Review Summary: Staines indie-rockers aim to impress, but only succeed sporadically.
It's perhaps a backhanded compliment to say that it's easy to feel something, whatever it is, towards Hard-Fi. The time that they arrived amidst the overcrowded British post-punk revival was either perfect or terrible, depending on how you view things; they arrived too late to be considered innovators or originals, but early enough to beat their nearest rivals into the charts. Hard-Fi's tales of living in a modern British inner-city, surrounded by drunks and druggies, was innovative for all of 4 months in 2005, until they were thoroughly usupred from the limelight by the Arctic Monkeys in January 2006. However, they got there first, and the likes of "Hard To Beat", "Cash Machine", and "Stars of CCTV" have at least endured as pop songs until now. This is a success, albiet a relatively minor one. But their genre has become overcrowded since then, and several bands (The Futureheads, Bloc Party, etc.) have fallen foul of a poor second album.
So, needless to say, the onus was on Hard-Fi to improve on this album, especially since it seems that many people are expecting, if not willing, them to fail. Whether they actually have improved or not is another matter. Once Upon A Time In The West
is certainly a step away from Stars of CCTV
, displaying both a decidedly more personal edge from Richard Archer and an expanded vision, both lyrically and sonically. The effort the band have put into this release can't be faulted - to quote two early examples, "I Shall Overcome" gently expands on the template of their debut by adding a more gentle style of singing, a mildly flashy guitar solo, and snappy acoustic guitars that instantly make the whole thing sound like French cult heroes Phoenix, and "Tonight" is a piano-led track that sports a skittering, nervous drum beat that almost moves the band into trip-hop territory, and a string quartet livening up the second half of the track.
And yet, despite the progression and the impressive stylistic range on display, there still seems to be something holding the band back from greatness. As harsh as it is to highlight a single band member, the lyrics are most frequently to blame; while the sentiment and the commitment are solid, the exeuction is occasionally trite. "Suburban Knights", the lead single, shows that clearly enough when it provides one of the year's most unintentionally hilarious moments. The bulk of the song is clearly designed to sound as much like Stars of CCTV
, in particular "Hard To Beat", as possible, but the band drop a clanger and a half when the music breaks down to highlight Archer crooning the lines 'And those people who criticize us, well, we're only saying what we're seeing with our own eyes'. It's probably meant to sound tough, arrogant, defiant. It actually sounds petulant and pretty pathetic. The video makes this funnier, zooming in to Archer's face so we can see just how sincere he is. Yeah, people criticizing you hurts your feelings, man.

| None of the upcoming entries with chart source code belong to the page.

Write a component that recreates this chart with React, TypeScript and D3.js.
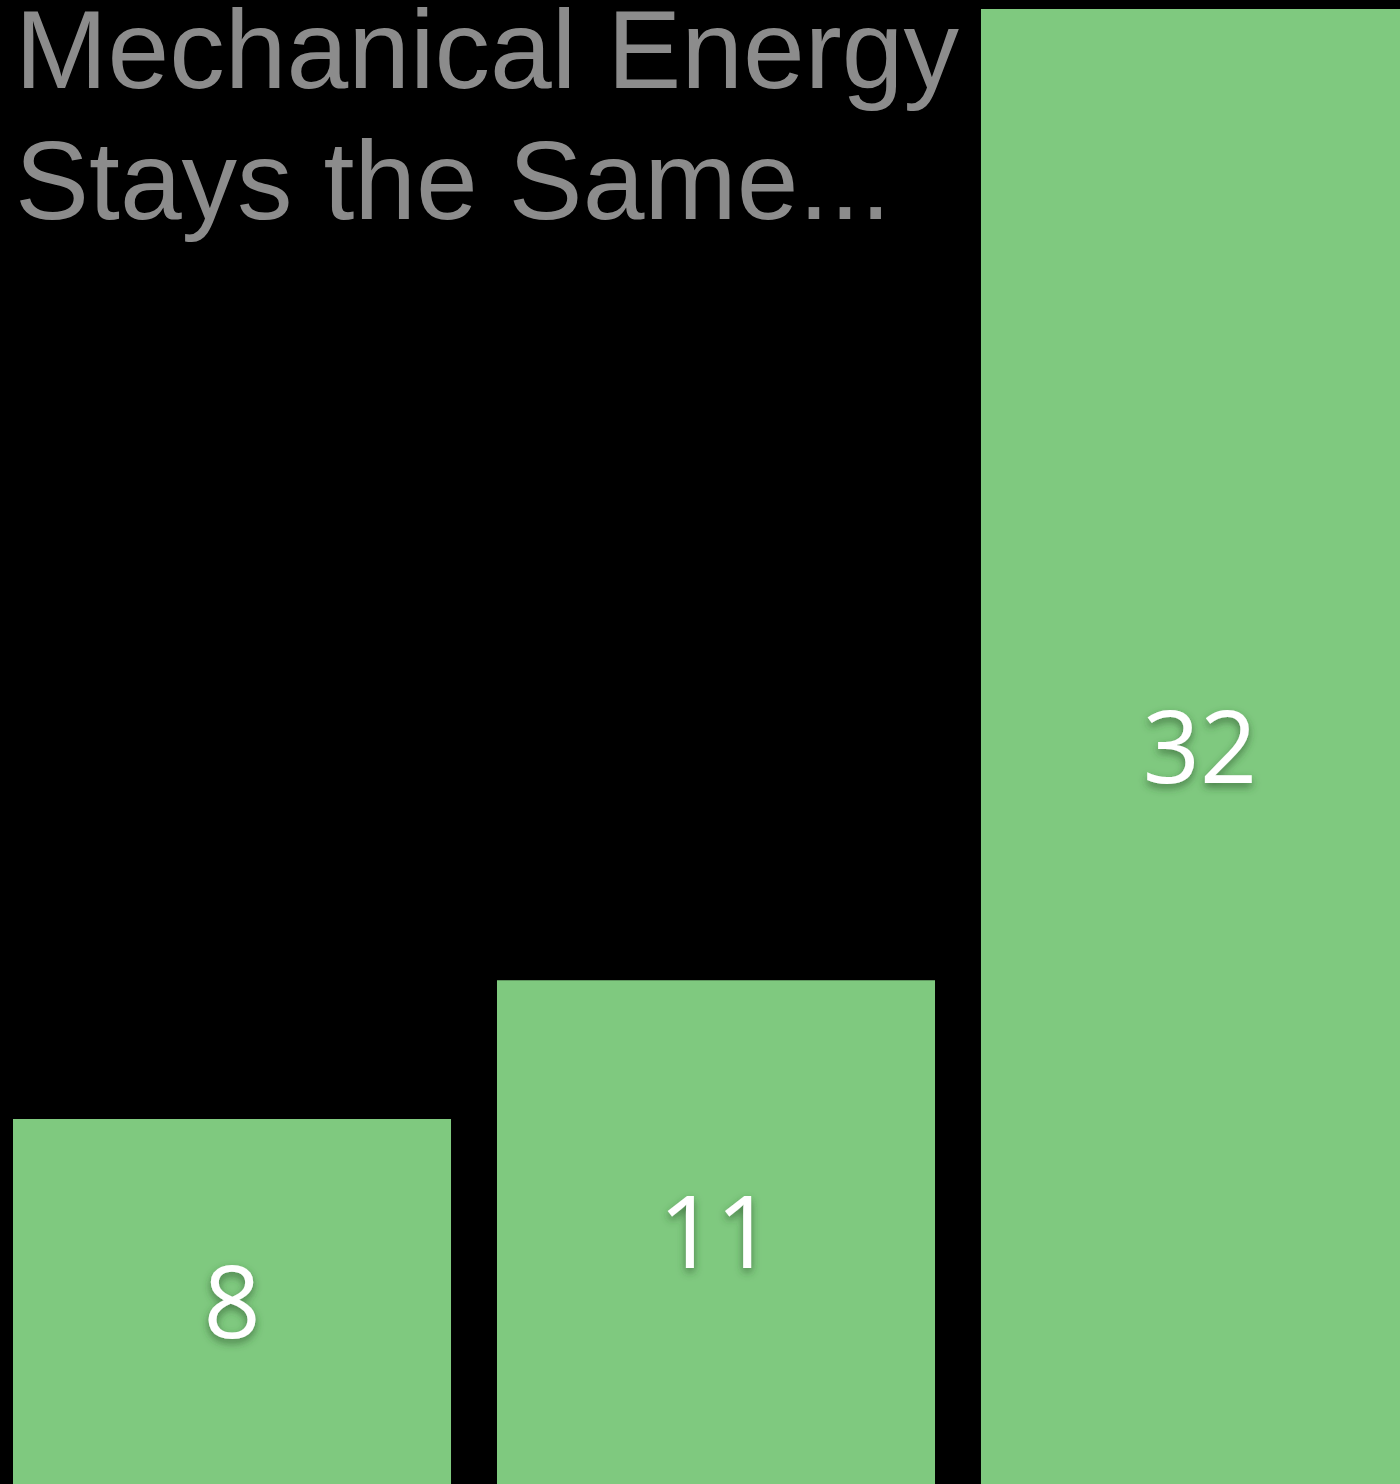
import React from "react";
import * as d3 from "d3";

const categories = ["A", "B", "C"];
const values = [8, 11, 32];
const labels = ["8", "11", "32"];
const titleLines = ["Mechanical Energy", "Stays the Same..."];

const W = 1400;
const H = 1484;

export default function App() {
  const x = d3.scaleBand<string>().domain(categories).range([13, 1419]).paddingInner(0.095).paddingOuter(0);
  const y = d3.scaleLinear().domain([0, 32]).range([1489, 9]);
  const bw = x.bandwidth();
  return (
    <svg
      width={W}
      height={H}
      style={{ position: "absolute", left: 0, top: 0, background: "#000", display: "block" }}
    >
      <defs>
        <filter id="shadow" x="-20%" y="-20%" width="140%" height="150%">
          <feDropShadow dx="0" dy="4" stdDeviation="4" floodColor="#2f5a2f" floodOpacity="0.7" />
        </filter>
        <clipPath id="clip">
          <rect x={0} y={0} width={W} height={H} />
        </clipPath>
      </defs>
      <rect x={0} y={0} width={W} height={H} fill="#000" />
      <g clipPath="url(#clip)">
        {categories.map((c, i) => (
          <rect key={c} x={x(c)} y={y(values[i])} width={bw} height={y(0) - y(values[i])} fill="#7fc97f" />
        ))}
        {categories.map((c, i) => (
          <text
            key={"l" + c}
            x={(x(c) as number) + bw / 2}
            y={(y(values[i]) + H) / 2 + 36}
            textAnchor="middle"
            fill="#fff"
            fontFamily="'Open Sans', 'Noto Sans', sans-serif"
            fontSize={100}
            filter="url(#shadow)"
          >
            {labels[i]}
          </text>
        ))}
      </g>
      {titleLines.map((t, i) => (
        <text
          key={t}
          x={15}
          y={88 + i * 131}
          fill="#8c8c8c"
          fontFamily="'Liberation Sans', Arial, Helvetica, sans-serif"
          fontSize={111}
        >
          {t}
        </text>
      ))}
    </svg>
  );
}
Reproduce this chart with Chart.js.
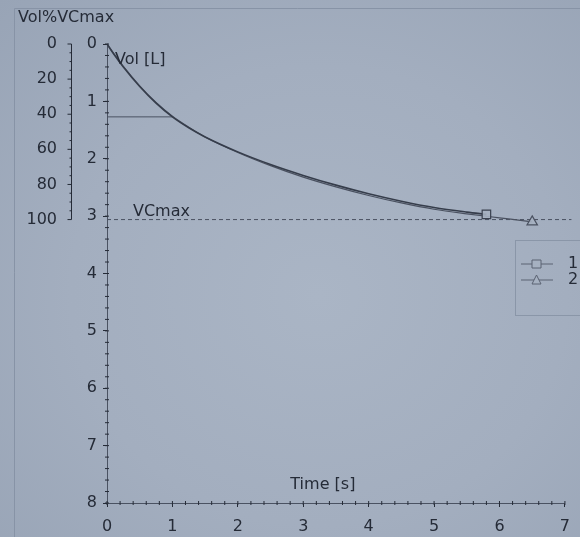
<!DOCTYPE html>
<html>
<head>
<meta charset="utf-8">
<script src="https://cdn.jsdelivr.net/npm/chart.js@4.4.1/dist/chart.umd.min.js"></script>
<style>
  html, body { margin: 0; padding: 0; }
  body {
    width: 580px; height: 537px; overflow: hidden;
    background: radial-gradient(ellipse at 55% 55%, #aab5c5 0%, #a3aebf 55%, #98a4b6 100%);
  }
  canvas { display: block; filter: blur(0.5px); }
</style>
</head>
<body>
<canvas id="chartjs-0" width="580" height="537"></canvas>
<script>
"use strict";
/* trial 1: time [s] and volume [L] */
var time1 = [0, 0.1, 0.25, 0.5, 0.75, 1, 1.25, 1.5, 2, 2.5, 3, 3.5, 4, 4.5, 5, 5.5, 5.8];
var vol1 = [0, 0.17, 0.4, 0.74, 1.03, 1.27, 1.46, 1.62, 1.88, 2.1, 2.29, 2.46, 2.61, 2.74, 2.85, 2.93, 2.97];
/* trial 2 */
var time2 = [0, 0.1, 0.25, 0.5, 0.75, 1, 1.25, 1.5, 2, 2.5, 3, 3.5, 4, 4.5, 5, 5.5, 6, 6.5];
var vol2 = [0, 0.16, 0.39, 0.73, 1.02, 1.26, 1.45, 1.62, 1.89, 2.12, 2.32, 2.49, 2.64, 2.77, 2.88, 2.96, 3.03, 3.1];
/* FEV1 marker and VCmax reference */
var fev1 = 1.27;
var vcMax = 3.06;
var seriesNames = ["1", "2"];
var xTicks = [0, 1, 2, 3, 4, 5, 6, 7];
var volTicks = [0, 1, 2, 3, 4, 5, 6, 7, 8];
var pctTicks = [0, 20, 40, 60, 80, 100];

var ink = "#252b37";
var font = "DejaVu Sans";

function pts(xs, ys) {
    var out = [];
    for (var i = 0; i < xs.length; i++) {
        out.push({ x: xs[i], y: ys[i] });
    }
    return out;
}

/* draws the extra bits: frame, minor ticks, labels, % axis line, legend */
var extras = {
    id: "extras",
    afterDraw: function (chart) {
        var c = chart.ctx;
        var xs = chart.scales.x, ys = chart.scales.y, ps = chart.scales.y2;
        var a = chart.chartArea;
        c.save();
        // photo frame
        c.strokeStyle = "#8793a6";
        c.lineWidth = 1;
        c.beginPath();
        c.moveTo(14.5, 537); c.lineTo(14.5, 8.5); c.lineTo(580, 8.5);
        c.stroke();

        // minor ticks
        c.strokeStyle = ink;
        c.beginPath();
        for (var v = 0; v <= 8.001; v += 0.2) {
            var py = ys.getPixelForValue(v);
            c.moveTo(a.left - 2, py); c.lineTo(a.left + 2, py);
        }
        for (var t = 0; t <= 7.001; t += 0.2) {
            var px = xs.getPixelForValue(t);
            c.moveTo(px, a.bottom - 2); c.lineTo(px, a.bottom + 2);
        }
        // % axis line
        var pxA = ps.right - 0.5;
        c.moveTo(pxA, ps.getPixelForValue(0));
        c.lineTo(pxA, ps.getPixelForValue(100));
        for (var p = 0; p <= 100; p += 5) {
            var yy = ps.getPixelForValue(p);
            var len = (p % 20 === 0) ? 4 : 2;
            c.moveTo(pxA - len, yy); c.lineTo(pxA, yy);
        }
        c.stroke();

        // texts
        c.fillStyle = ink;
        c.font = "16px '" + font + "'";
        c.textBaseline = "middle";
        c.textAlign = "left";
        c.fillText("Vol%VCmax", 18, 18);
        c.fillText("Vol [L]", a.left + 8, 60);
        c.fillText("VCmax", a.left + 26, ys.getPixelForValue(vcMax) - 8);
        c.textAlign = "center";
        c.fillText("Time [s]", xs.getPixelForValue(3.3), a.bottom - 18);

        // legend
        c.strokeStyle = "#8a96a8";
        c.strokeRect(515.5, 240.5, 80, 75);
        c.strokeStyle = "#5a6272";
        c.lineWidth = 1;
        var ly = [264, 280];
        for (var k = 0; k < 2; k++) {
            c.beginPath();
            c.moveTo(521, ly[k]); c.lineTo(553, ly[k]);
            c.stroke();
            c.beginPath();
            if (k === 0) {
                c.rect(532, ly[k] - 4, 9, 8);
            } else {
                c.moveTo(536.5, ly[k] - 5); c.lineTo(541, ly[k] + 4); c.lineTo(532, ly[k] + 4); c.closePath();
            }
            c.fillStyle = "#a6b1c1";
            c.fill();
            c.stroke();
            c.fillStyle = ink;
            c.textAlign = "left";
            c.fillText(seriesNames[k], 568, ly[k]);
        }
        c.restore();
    }
};

var ctx = document.getElementById("chartjs-0");

var myChart = new Chart(ctx, {
    type: "scatter",
    data: {
        datasets: [{
            label: seriesNames[0],
            data: pts(time1, vol1),
            showLine: true,
            cubicInterpolationMode: "monotone",
            borderColor: "#363d4b",
            borderWidth: 1.6,
            backgroundColor: "rgba(166,177,193,0.9)",
            pointStyle: "rect",
            pointRadius: function (c) { return c.dataIndex === time1.length - 1 ? 6 : 0; },
            pointBorderColor: "#3a414f",
            pointBorderWidth: 1.2,
            clip: false
        }, {
            label: seriesNames[1],
            data: pts(time2, vol2),
            showLine: true,
            cubicInterpolationMode: "monotone",
            borderColor: "#4a5160",
            borderWidth: 1.2,
            backgroundColor: "rgba(166,177,193,0.9)",
            pointStyle: "triangle",
            pointRadius: function (c) { return c.dataIndex === time2.length - 1 ? 6 : 0; },
            pointBorderColor: "#4a5160",
            pointBorderWidth: 1.2,
            clip: false
        }, {
            label: "VCmax",
            data: pts([0, 7.1], [vcMax, vcMax]),
            showLine: true,
            borderColor: "#4a5262",
            borderWidth: 1,
            borderDash: [4, 3],
            pointRadius: 0,
            clip: false
        }, {
            label: "FEV1",
            data: pts([0, 1], [fev1, fev1]),
            showLine: true,
            borderColor: "#4a5262",
            borderWidth: 1,
            pointRadius: 0
        }]
    },
    options: {
        responsive: false,
        animation: false,
        layout: { padding: { top: 44, right: 15, left: 0, bottom: 0 } },
        plugins: {
            legend: { display: false },
            tooltip: { enabled: false }
        },
        scales: {
            x: {
                type: "linear",
                position: "bottom",
                min: 0, max: 7,
                afterFit: function (s) { s.height = 34; },
                afterBuildTicks: function (s) { s.ticks = xTicks.map(function (v) { return { value: v }; }); },
                border: { display: true, color: "#4a5262", width: 1 },
                grid: { display: true, drawOnChartArea: false, drawTicks: true, tickLength: 4, color: ink },
                ticks: { color: ink, padding: 10, font: { family: font, size: 16 } }
            },
            y: {
                type: "linear",
                position: "left",
                reverse: true,
                min: 0, max: 8,
                weight: 0,
                afterFit: function (s) { s.width = 35; },
                afterBuildTicks: function (s) { s.ticks = volTicks.map(function (v) { return { value: v }; }); },
                border: { display: true, color: "#4a5262", width: 1 },
                grid: { display: true, drawOnChartArea: false, drawTicks: true, tickLength: 4, color: ink },
                ticks: { color: ink, padding: 6, font: { family: font, size: 16 } }
            },
            y2: {
                type: "linear",
                position: "left",
                reverse: true,
                min: 0, max: 100 * 8 / vcMax,
                weight: 10,
                afterFit: function (s) { s.width = 72; },
                afterBuildTicks: function (s) { s.ticks = pctTicks.map(function (v) { return { value: v }; }); },
                border: { display: false },
                grid: { display: false },
                ticks: { color: ink, padding: 7, font: { family: font, size: 16 } }
            }
        }
    },
    plugins: [extras]
});
</script>
</body>
</html>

Though I've only mentioned the first three tracks so far, that's basically the story of the whole album. The band are consistently attempting to move forward, and they throw up much to savour - "I Close My Eyes" has a low-slung dirty bassline propelling the song, "Television" is a stab at a bruised ballad with a chanted chorus adding much needed contrast, "Can't Get Along (Without You)" is a surprisingly authentic Motown tribute, and "The King" is alternately folky and sweeping, with a guitar part that's not a million miles away from Metallica's "One". And yet, just as they look ready to really elevate themselves to another level, something stops them getting there. On "Television", it's the chorus, which seems oddly uninspired given how good the rest of the song is (the lyrics, again, falter here). On "Help Me Please", which melodically sounds a little like Arcade Fire's "Intervention", it's Archer's voice, which doesn't have the gravitas or character to pull off a ballad like this. On "We Need Love", it's simply the fact that it sounds a little too similar to the Kaiser Chiefs for comfort. True, some tracks are free of such glass cielings - "Can't Get Along (Without You)" and "The King" being the most notable - but too often, the band seems to find themselves incapable of going as far as they'd like to.
Although it's a little inferior to Stars of CCTV
, Once Upon A Time In The West
is a good album, make no mistake about that. The problem is that it's only good, and right now, that's not enough. The succession of British bands, or British-approved bands, moving into their second albums has in many cases thrown up a sharp realisation; is this band capable of a career, or not? Franz Ferdinand have succeeded with flying colours, The Killers and Scissor Sisters seem to have done just about enough, while The Bravey, The Futureheads, and Kaiser Chiefs have failed. Like Bloc Party, Hard-Fi sit confusingly almost exactly between the two extremes. Time, and the quality of their next outing, will tell whether or not this band will make it to a fourth album. If they do, it's their work ethic that they can thank. This album might not quite contain evidence of enough talent to truly make it big, but they seem to be trying harder than all of their contemporaries. That at least is something we can, and should, respect.